Internet and democracy are the focus of the latest edition of the Sur Magazine

This publication, in partnership with Internet Lab and the Friedrich Ebert Foundation, looks into the impact of the internet on the democratic process in countries around the world

From the year 2000 to 2017 internet access increased around 1000% in the whole world, from a rate of 5.4% to 54% of people online, according to Internet World Stats data.

In the past decade, the exponential increase in the use of digital platforms, particularly social media, has significantly changed behaviour patterns in society and now influences political expression and electoral processes worldwide.

However, although it is clear that the internet directly affects democracy, it is still difficult to evaluate exactly how this happens and what the long-term future impact may be.

In an attempt to reflect on the different ways in which the internet is involved in the democratic process around the world, Conectas is publishing the 27th edition of Sur – International Human Rights magazine including a file on“Internet and Democracy” this Thursday, 26 July.

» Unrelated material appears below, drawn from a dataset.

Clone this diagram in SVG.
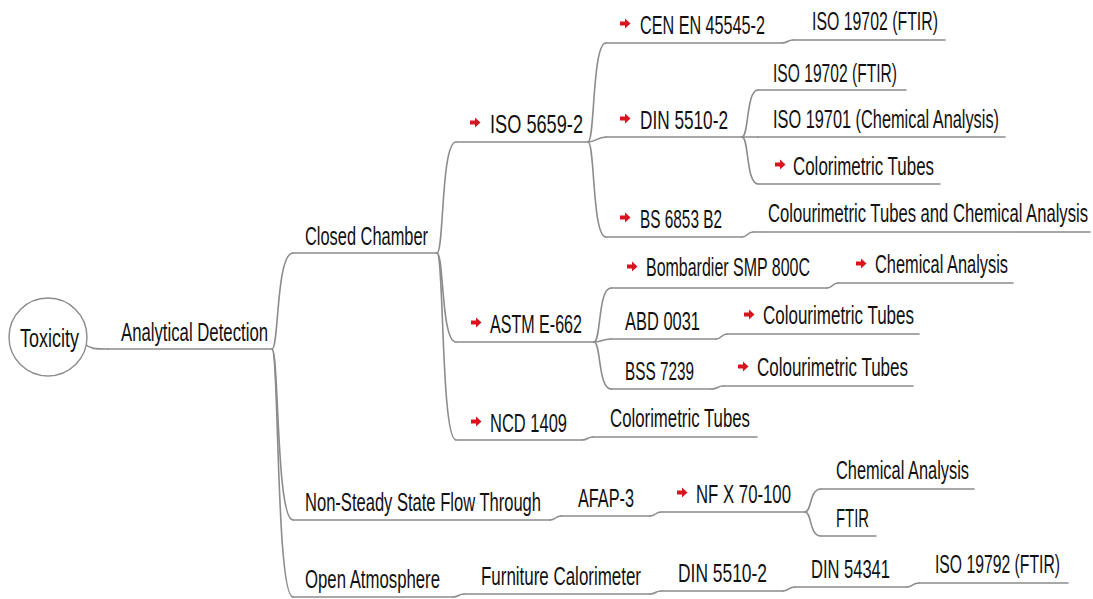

This publication carries ten original files on the issue, written by important authors from around the world. It questions whether current public policies are enough to ensure that society enjoys the positive aspects and limits the negative effects of the internet.

Are we about to enter an era of “Digital Colonialism? How can civil society optimize its use of technology? What are the intrinsic responsibilities of using algorithms? Neutrality online, fake news, freedom of expression versus hate speech and media activism.

These are among the issues examined in this very current issue of Revista Sur, edited by Fábio Balestro, at Friedrich Ebert, and by the Internet Lab coordinators, Mariana Valente and Natália Neris, who also open the edition with a discussion on the paradoxical role of women in the feminist agenda on the internet.